PALERMO – Fabio Licata si difende. Difende il suo operato di ex giudice delle Misure di prevenzione, ma anche l’organizzazione stessa della sezione del Tribunale di Palermo travolta dallo scandalo.
Licata, oggi al Tribunale di Patti, è uno dei magistrati finito sotto accusa nell’inchiesta della Procura di Caltanissetta che coinvolge anche l’ex presidente Silvana Saguto. È imputato in abbreviato di abuso d’ufficio in concorso con Saguto e Tommaso Virga, pure lui giudice, in merito alla nomina di Walter Virga, figlio di Tommaso, in alcune importanti amministrazioni giudiziarie.
Licata si è sottoposto all’esame del giudice per l’udienza preliminare Marcello Testaquatra. Che è andato subito al punto cruciale. E cioè la nomina di Virga jr. Non provò alcun imbarazzo per il fatto che fosse il figlio di un collega? Licata risponde con un “no” secco. Lo motiva con il fatto che nel corso degli ultimi vent’anni in tutti gli uffici giudiziari di Palermo – non solo misure di prevenzione, ma anche nei settori civile, penale e fallimentare – sono sempre stati dati incarichi a parenti di magistrati. Licata ne cita alcuni – Roberto Murgia, Vittorio Teresi, Gioacchino Natoli, Antonio Balsamo – senza alcun intento polemico, ma per spiegare che nessuno ha mai sollevato scandali o ragioni di opportunità. E secondo Licata è giusto che sia andata così perché il parente di un magistrato si presume che offra garanzie di “affidabilità e moralità”. Licata non rinnega la scelta di Virga, convinto che il giovane avvocato abbia svolto bene il suo incarico. E il fatto che la stessa Saguto lo volesse cambiare perché lo riteneva, come emerge dalle intercettazioni, “un ragazzino”? Il riferimento sarebbe stato non alle sue capacità, su cui Saguto non aveva espresso perplessità, ma all’incapacità di gestire la pressione mediatica.
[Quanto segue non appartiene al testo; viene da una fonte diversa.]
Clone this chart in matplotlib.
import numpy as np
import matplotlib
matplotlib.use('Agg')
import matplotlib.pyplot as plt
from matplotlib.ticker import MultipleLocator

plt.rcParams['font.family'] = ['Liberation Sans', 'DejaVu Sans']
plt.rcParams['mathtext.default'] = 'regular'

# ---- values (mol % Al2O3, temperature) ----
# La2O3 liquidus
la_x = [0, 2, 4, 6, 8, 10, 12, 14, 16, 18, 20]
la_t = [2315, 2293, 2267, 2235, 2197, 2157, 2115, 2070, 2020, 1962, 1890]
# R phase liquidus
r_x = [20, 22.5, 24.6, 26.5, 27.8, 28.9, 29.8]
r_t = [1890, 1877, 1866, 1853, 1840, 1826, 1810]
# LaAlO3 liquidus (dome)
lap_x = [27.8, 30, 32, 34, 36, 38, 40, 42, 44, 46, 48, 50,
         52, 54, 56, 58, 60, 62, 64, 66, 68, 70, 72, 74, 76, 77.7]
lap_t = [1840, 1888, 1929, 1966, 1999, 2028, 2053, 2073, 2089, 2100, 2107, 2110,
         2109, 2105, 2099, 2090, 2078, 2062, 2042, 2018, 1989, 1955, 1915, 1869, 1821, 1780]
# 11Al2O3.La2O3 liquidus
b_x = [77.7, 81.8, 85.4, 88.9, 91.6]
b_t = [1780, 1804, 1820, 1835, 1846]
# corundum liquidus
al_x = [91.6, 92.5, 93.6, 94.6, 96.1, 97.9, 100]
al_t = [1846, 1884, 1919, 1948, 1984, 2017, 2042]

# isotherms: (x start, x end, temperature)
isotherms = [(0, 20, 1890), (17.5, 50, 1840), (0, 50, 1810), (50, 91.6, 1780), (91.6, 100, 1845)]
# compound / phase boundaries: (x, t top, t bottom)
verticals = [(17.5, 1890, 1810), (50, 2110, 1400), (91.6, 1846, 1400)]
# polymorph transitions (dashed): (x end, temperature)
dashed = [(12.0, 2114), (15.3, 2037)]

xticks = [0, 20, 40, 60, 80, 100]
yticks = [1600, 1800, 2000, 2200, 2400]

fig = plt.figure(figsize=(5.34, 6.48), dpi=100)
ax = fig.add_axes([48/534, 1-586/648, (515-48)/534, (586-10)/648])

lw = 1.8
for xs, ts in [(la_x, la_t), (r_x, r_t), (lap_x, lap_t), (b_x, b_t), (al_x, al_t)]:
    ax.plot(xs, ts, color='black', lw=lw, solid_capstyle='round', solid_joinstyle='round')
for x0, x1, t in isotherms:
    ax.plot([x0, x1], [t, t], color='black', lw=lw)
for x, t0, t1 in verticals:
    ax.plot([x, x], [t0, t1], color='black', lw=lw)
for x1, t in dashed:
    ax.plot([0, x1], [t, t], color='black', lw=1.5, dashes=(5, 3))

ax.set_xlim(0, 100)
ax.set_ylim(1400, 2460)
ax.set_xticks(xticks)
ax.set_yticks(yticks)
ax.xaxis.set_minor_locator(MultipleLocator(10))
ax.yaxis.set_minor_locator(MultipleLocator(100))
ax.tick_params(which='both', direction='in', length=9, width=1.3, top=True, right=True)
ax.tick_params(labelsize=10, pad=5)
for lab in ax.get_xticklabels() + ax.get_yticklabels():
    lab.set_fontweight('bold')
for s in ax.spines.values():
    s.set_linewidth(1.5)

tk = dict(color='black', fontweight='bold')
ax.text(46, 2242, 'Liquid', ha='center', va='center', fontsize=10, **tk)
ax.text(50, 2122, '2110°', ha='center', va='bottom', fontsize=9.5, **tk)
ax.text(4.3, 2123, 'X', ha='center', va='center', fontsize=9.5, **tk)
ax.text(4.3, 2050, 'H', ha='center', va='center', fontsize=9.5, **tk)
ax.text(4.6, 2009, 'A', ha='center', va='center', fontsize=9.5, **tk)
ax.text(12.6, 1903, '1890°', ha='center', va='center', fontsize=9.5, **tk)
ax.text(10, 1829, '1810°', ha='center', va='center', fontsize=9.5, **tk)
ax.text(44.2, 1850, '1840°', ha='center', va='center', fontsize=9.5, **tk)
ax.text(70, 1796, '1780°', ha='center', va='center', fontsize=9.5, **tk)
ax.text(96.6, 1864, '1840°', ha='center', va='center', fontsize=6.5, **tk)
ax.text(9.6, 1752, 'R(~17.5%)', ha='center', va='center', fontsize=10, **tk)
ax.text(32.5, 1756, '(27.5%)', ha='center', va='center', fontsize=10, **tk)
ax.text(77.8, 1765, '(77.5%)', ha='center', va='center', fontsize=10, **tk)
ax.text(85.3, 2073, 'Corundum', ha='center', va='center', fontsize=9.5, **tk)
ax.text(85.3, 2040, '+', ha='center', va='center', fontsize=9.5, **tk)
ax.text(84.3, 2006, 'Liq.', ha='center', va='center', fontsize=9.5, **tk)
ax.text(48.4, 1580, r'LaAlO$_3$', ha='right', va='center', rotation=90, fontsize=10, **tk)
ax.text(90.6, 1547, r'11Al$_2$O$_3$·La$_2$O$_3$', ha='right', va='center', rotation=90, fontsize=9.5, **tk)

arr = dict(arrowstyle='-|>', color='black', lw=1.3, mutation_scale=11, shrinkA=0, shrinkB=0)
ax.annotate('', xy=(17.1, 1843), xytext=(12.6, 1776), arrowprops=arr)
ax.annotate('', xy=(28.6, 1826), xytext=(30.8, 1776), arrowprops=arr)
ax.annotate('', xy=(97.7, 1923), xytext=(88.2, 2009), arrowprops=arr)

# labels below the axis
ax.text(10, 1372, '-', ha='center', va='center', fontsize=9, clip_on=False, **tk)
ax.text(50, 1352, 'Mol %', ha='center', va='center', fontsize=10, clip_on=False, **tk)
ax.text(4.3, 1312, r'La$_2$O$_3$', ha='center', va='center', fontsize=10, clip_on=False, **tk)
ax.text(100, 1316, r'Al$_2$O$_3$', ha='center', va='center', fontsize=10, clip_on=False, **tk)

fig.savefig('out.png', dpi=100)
Licata, assistito dagli avvocati Roberto Mangano e Marco Manno, è anche imputato di falso perché avrebbe apposto la firma apocrifa dell’allora presidente Saguto sul provvedimento di sequestro dei beni degli imprenditori Rappa. Licata disconosce di avere apposto quella firma. Lui mise la sua e lasciò l’atto sul tavolo della collega Saguto che all’indomani, giorno di emissione del provvedimento, era presente in ufficio.
L’ultima imputazione per Licata riguarda la presunta rivelazione, giunta all’orecchio di Saguto, della notizia del trasferimento da Palermo a Caltanissetta del fascicolo aperto sulla gestione del patrimonio Rappa. Sul punto il magistrato ha negato la circostanza.